Paleo Tortillas

Paleo Recipe Paleo Tortillas

Think that going Paleo means you can never have Mexican food again? Think again. Not only do I have a whole book full of Mexican Paleo recipes, I recently perfected my Paleo tortilla recipe. Of course, you can always eat taco salad without a shell, but if you find yourself craving a classic taco or burrito, you’re going to want to use this recipe.

Paleo Tortillas

Traditional Tortillas

Even though traditional tortillas use corn instead of wheat, corn is still a grain (not a vegetable) – and many varieties of corn you find now are full of GMO, so those of us trying to live a Paleo lifestyle tend to avoid it.

Paleo Tortilla Ingredients

Instead of corn, the base of this tortilla recipe consists mostly of tapioca flour, with a little coconut flour. Although tapioca has some of the same problems as grains (high carb and little-to-no nutrition) it does not contain any of the anti-nutrients of grains. Therefore, these Paleo tortillas can be enjoyed as an occasional treat, but I don’t recommend eating them every day.

Chipotle Burritos, Made Paleo

I recently whipped up a batch of Paleo Tortillas when we stopped at Chipotle and took our typical bowls to go.

With Chipotle on the inside and these Paleo Tortillas on the outside, it took us back to the days when Chipotle first opened. :)

More recently, when Josh & Ryan were in town, I whipped up another batch to go with their Chipotle bowls.

Paleo Breakfast Tortillas

Paleo tortillas aren’t just good for lunch, you can serve them for breakfast too!

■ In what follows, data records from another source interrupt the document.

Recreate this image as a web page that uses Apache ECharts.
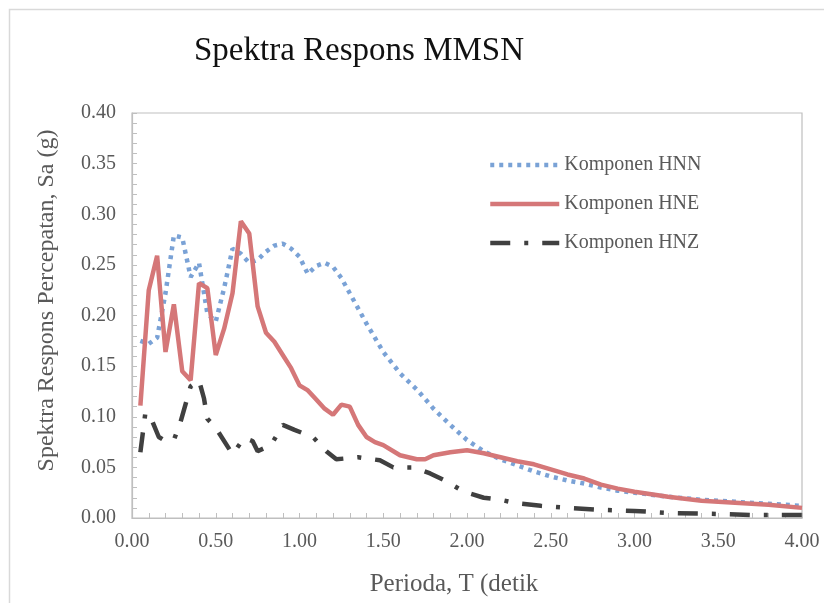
<!DOCTYPE html>
<html>
<head>
<meta charset="utf-8">
<script src="https://cdn.jsdelivr.net/npm/echarts@6/dist/echarts.min.js"></script>
<style>
html,body{margin:0;padding:0;background:#fff;}
#chart{width:824px;height:603px;}
</style>
</head>
<body>
<div id="chart"></div>
<script>
var titleText = 'Spektra Respons MMSN';
var xAxisName = 'Perioda, T (detik';
var yAxisName = 'Spektra Respons Percepatan, Sa (g)';
var seriesNames = ['Komponen HNN', 'Komponen HNE', 'Komponen HNZ'];

var hnnT = [0.05,0.10,0.15,0.20,0.25,0.30,0.35,0.40,0.45,0.50,0.55,0.60,0.65,0.70,0.75,0.80,0.85,0.90,0.95,1.00,1.05,1.10,1.15,1.20,1.25,1.30,1.35,1.40,1.50,1.60,1.70,1.80,1.90,2.00,2.10,2.20,2.30,2.40,2.50,2.60,2.70,2.80,2.90,3.00,3.20,3.40,3.60,3.80,4.00];
var hnnSa = [0.175,0.172,0.178,0.222,0.279,0.277,0.238,0.252,0.202,0.194,0.227,0.266,0.261,0.252,0.255,0.263,0.269,0.271,0.266,0.258,0.241,0.249,0.252,0.248,0.237,0.222,0.207,0.192,0.164,0.143,0.127,0.108,0.092,0.077,0.066,0.058,0.052,0.046,0.041,0.037,0.034,0.030,0.027,0.025,0.021,0.018,0.016,0.014,0.012];

var hneT = [0.05,0.10,0.15,0.20,0.25,0.30,0.35,0.40,0.45,0.50,0.55,0.60,0.65,0.70,0.75,0.80,0.85,0.90,0.95,1.00,1.05,1.10,1.15,1.20,1.25,1.30,1.35,1.40,1.45,1.50,1.60,1.70,1.75,1.80,1.90,2.00,2.10,2.20,2.30,2.40,2.50,2.60,2.70,2.80,2.90,3.00,3.20,3.40,3.60,3.80,4.00];
var hneSa = [0.111,0.225,0.259,0.164,0.211,0.145,0.136,0.232,0.227,0.161,0.187,0.222,0.293,0.281,0.209,0.183,0.174,0.161,0.148,0.131,0.126,0.117,0.108,0.102,0.112,0.110,0.092,0.080,0.075,0.072,0.062,0.058,0.058,0.062,0.065,0.067,0.064,0.060,0.056,0.053,0.048,0.043,0.039,0.033,0.029,0.026,0.021,0.017,0.015,0.013,0.010];

var hnzT = [0.05,0.08,0.12,0.16,0.20,0.25,0.29,0.35,0.40,0.43,0.45,0.50,0.60,0.67,0.72,0.75,0.83,0.90,0.97,1.08,1.16,1.22,1.35,1.48,1.56,1.68,1.78,1.88,1.98,2.10,2.20,2.30,2.44,2.60,2.80,3.00,3.20,3.50,3.70,4.00];
var hnzSa = [0.065,0.104,0.096,0.080,0.076,0.077,0.095,0.130,0.136,0.118,0.098,0.089,0.063,0.079,0.076,0.066,0.072,0.092,0.087,0.080,0.066,0.058,0.060,0.057,0.050,0.050,0.044,0.036,0.026,0.020,0.018,0.0145,0.012,0.010,0.008,0.007,0.005,0.004,0.003,0.003];

var xTickValues = ['0.00','0.50','1.00','1.50','2.00','2.50','3.00','3.50','4.00'];
var yTickValues = ['0.00','0.05','0.10','0.15','0.20','0.25','0.30','0.35','0.40'];

function pairs(t, v) { return t.map(function (x, i) { return [x, v[i]]; }); }

var FONT = '"Liberation Serif", "Times New Roman", serif';
var chart = echarts.init(document.getElementById('chart'), null, {renderer: 'canvas'});
chart.setOption({
  backgroundColor: '#ffffff',
  animation: false,
  graphic: [{
    type: 'rect', left: 7, top: 7, silent: true,
    shape: {x: 0, y: 0, width: 840, height: 620},
    style: {fill: 'none', stroke: '#d9d9d9', lineWidth: 1.5}
  }],
  title: {
    text: titleText, left: 189, top: 30,
    textStyle: {fontFamily: FONT, fontSize: 33, fontWeight: 'normal', color: '#111111'}
  },
  legend: {
    orient: 'vertical', left: 488, top: 155, padding: 0,
    itemWidth: 69, itemHeight: 14, itemGap: 19,
    itemStyle: {opacity: 0},
    lineStyle: {width: 4.5},
    textStyle: {fontFamily: FONT, fontSize: 20, color: '#595959', lineHeight: 20},
    data: seriesNames
  },
  grid: {left: 132, right: 22, top: 113, bottom: 85, show: true, borderColor: '#bfbfbf', borderWidth: 1.2, containLabel: false},
  xAxis: {
    type: 'value', min: 0, max: 4, interval: 0.5,
    name: xAxisName, nameLocation: 'middle', nameGap: 54,
    nameTextStyle: {fontFamily: FONT, fontSize: 25, color: '#595959', padding: [0, 26, 0, 0]},
    axisLine: {show: true, lineStyle: {color: '#bfbfbf', width: 1.2}},
    axisTick: {show: true, inside: true, length: 5, lineStyle: {color: '#bfbfbf'}},
    minorTick: {show: true, splitNumber: 5, length: 5, lineStyle: {color: '#bfbfbf'}},
    splitLine: {show: false},
    axisLabel: {fontFamily: FONT, fontSize: 20, color: '#595959', margin: 14,
      formatter: function (v) { return xTickValues[Math.round(v / 0.5)]; }}
  },
  yAxis: {
    type: 'value', min: 0, max: 0.4, interval: 0.05,
    name: yAxisName, nameLocation: 'middle', nameGap: 73,
    nameTextStyle: {fontFamily: FONT, fontSize: 24, color: '#595959', padding: [0, 0, 0, 30]},
    axisLine: {show: true, lineStyle: {color: '#bfbfbf', width: 1.2}},
    axisTick: {show: true, inside: true, length: 5, lineStyle: {color: '#bfbfbf'}},
    minorTick: {show: true, splitNumber: 5, length: 5, lineStyle: {color: '#bfbfbf'}},
    splitLine: {show: false},
    axisLabel: {fontFamily: FONT, fontSize: 20, color: '#595959', margin: 16,
      formatter: function (v) { return yTickValues[Math.round(v / 0.05)]; }}
  },
  series: [
    {name: seriesNames[0], type: 'line', symbol: 'none', data: pairs(hnnT, hnnSa),
      itemStyle: {color: '#7aa2d6'},
      lineStyle: {color: '#7aa2d6', width: 4.5, type: [4, 5], cap: 'butt'}},
    {name: seriesNames[1], type: 'line', symbol: 'none', data: pairs(hneT, hneSa),
      itemStyle: {color: '#d57778'},
      lineStyle: {color: '#d57778', width: 4.5, type: 'solid'}},
    {name: seriesNames[2], type: 'line', symbol: 'none', data: pairs(hnzT, hnzSa),
      itemStyle: {color: '#404040'},
      lineStyle: {color: '#404040', width: 4.5, type: [20, 14, 4, 14], cap: 'butt'}}
  ]
});
</script>
</body>
</html>
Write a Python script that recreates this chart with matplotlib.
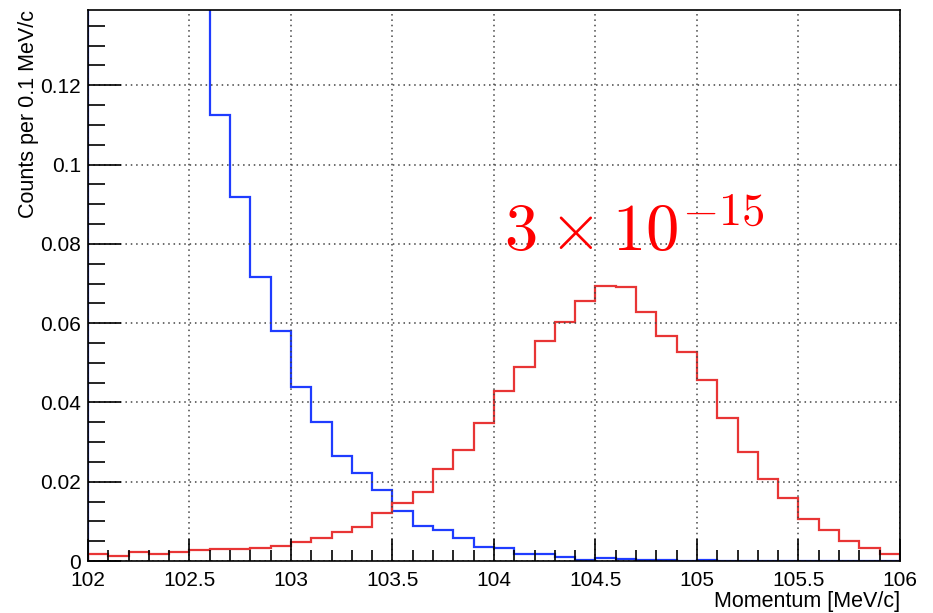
import numpy as np
import matplotlib.pyplot as plt
from matplotlib.ticker import MultipleLocator

# momentum binning, 0.1 MeV/c bins from 102 to 106
edges = np.round(np.arange(102.0, 106.01, 0.1), 2)

# DIO background (blue), counts per bin
dio = [0.40, 0.33, 0.265, 0.215, 0.175, 0.142, 0.1125, 0.0917, 0.0716, 0.0579,
       0.0439, 0.0350, 0.0266, 0.0221, 0.0179, 0.0125, 0.0088, 0.0077, 0.0059, 0.0036,
       0.0034, 0.0018, 0.0018, 0.0011, 0.0003, 0.0008, 0.0005, 0.0002, 0.0002, 0.0,
       0.0002, 0.0, 0.0, 0.0, 0.0, 0.0, 0.0, 0.0, 0.0, 0.0]

# conversion signal (red) for R = 3e-15
signal = [0.0018, 0.0013, 0.0022, 0.0018, 0.0022, 0.0027, 0.0030, 0.0030, 0.0034, 0.0037,
          0.0047, 0.0059, 0.0073, 0.0087, 0.0120, 0.0146, 0.0173, 0.0232, 0.0280, 0.0348,
          0.0428, 0.0490, 0.0554, 0.0604, 0.0655, 0.0694, 0.0690, 0.0628, 0.0568, 0.0527,
          0.0457, 0.0360, 0.0276, 0.0206, 0.0158, 0.0107, 0.0077, 0.0051, 0.0034, 0.0018]

plt.rcParams['font.family'] = ['Liberation Sans', 'DejaVu Sans']
plt.rcParams['mathtext.fontset'] = 'cm'

fig = plt.figure(figsize=(9.33, 6.13), dpi=100)
ax = fig.add_axes([0.0943, 0.0848, 0.8703, 0.8989])

ax.stairs(dio, edges, color='#1f3cff', lw=1.6)
ax.stairs(signal, edges, color='#e83535', lw=1.6)

ax.set_xlim(102, 106)
ax.set_ylim(0, 0.139)

ax.xaxis.set_major_locator(MultipleLocator(0.5))
ax.xaxis.set_minor_locator(MultipleLocator(0.1))
ax.yaxis.set_major_locator(MultipleLocator(0.02))
ax.yaxis.set_minor_locator(MultipleLocator(0.005))
ax.xaxis.set_major_formatter(plt.FuncFormatter(lambda v, p: f'{v:g}'))
ax.yaxis.set_major_formatter(plt.FuncFormatter(lambda v, p: f'{v:g}'))

ax.tick_params(axis='x', which='major', direction='in', length=16, width=1.2,
               labelsize=15, pad=7, top=False)
ax.tick_params(axis='x', which='minor', direction='in', length=8, width=1.2, top=False)
ax.tick_params(axis='y', which='major', direction='in', length=24, width=1.2,
               labelsize=15, pad=5, right=False)
ax.tick_params(axis='y', which='minor', direction='in', length=12, width=1.2, right=False)

ax.grid(True, which='major', linestyle=(0, (1, 2.5)), color='#444444', lw=1.1)
for s in ax.spines.values():
    s.set_linewidth(1.2)

ax.set_xlabel('Momentum [MeV/c]', fontsize=15.5, loc='right', labelpad=1)
ax.set_ylabel('Counts per 0.1 MeV/c', fontsize=15.5, loc='top', labelpad=1)

ax.text(104.05, 0.0783, r'$3\times10^{-15}$', color='red', fontsize=48)

fig.savefig('out.png', dpi=100)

Whip up a batch and fill them with eggs and a side of Harissa for a little breakfast burrito.

Paleo Tortillas

Paleo Tortillas

Yield: 7 small (taco) or 2 large (burrito) tortillas

Ingredients

  • 2 large organic eggs
  • 1 cup unsweetened almond milk
  • 1 cup tapioca flour
  • 1/4 cup coconut flour
  • 1/4 teaspoon coarse ground sea salt

Directions

  1. Add eggs and almond milk to a medium size mixing bowl. Break the yolks and whisk to combine.
  2. Add the tapioca, coconut and sea salt. Whisk until well blended and no flour bubbles exist.
  3. Heat a cast iron skillet over medium heat until very hot.
  4. The size of tortilla you make will be dependent on whether you'd like to produce taco or burrito size shells. For taco-size tortillas pour 1/3 cup into an 8" pan, for burrito-size tortillas pour 1 cup into a 12" pan.
  5. Swivel the pan around so the mixture fills the base. Reduce heat to medium-low. Wait about 1-2 minutes or until first side shows bubbles and sides are sturdy and able to flip. Flip and cook on reverse side until cooked throughout and browned. Note tortillas may start to puff up.
  6. Transfer the cooked tortillas to a plate and repeat sets above until all the batter is used up.
  7. Stuff with veggies, meat or anything (even fruit) and serve.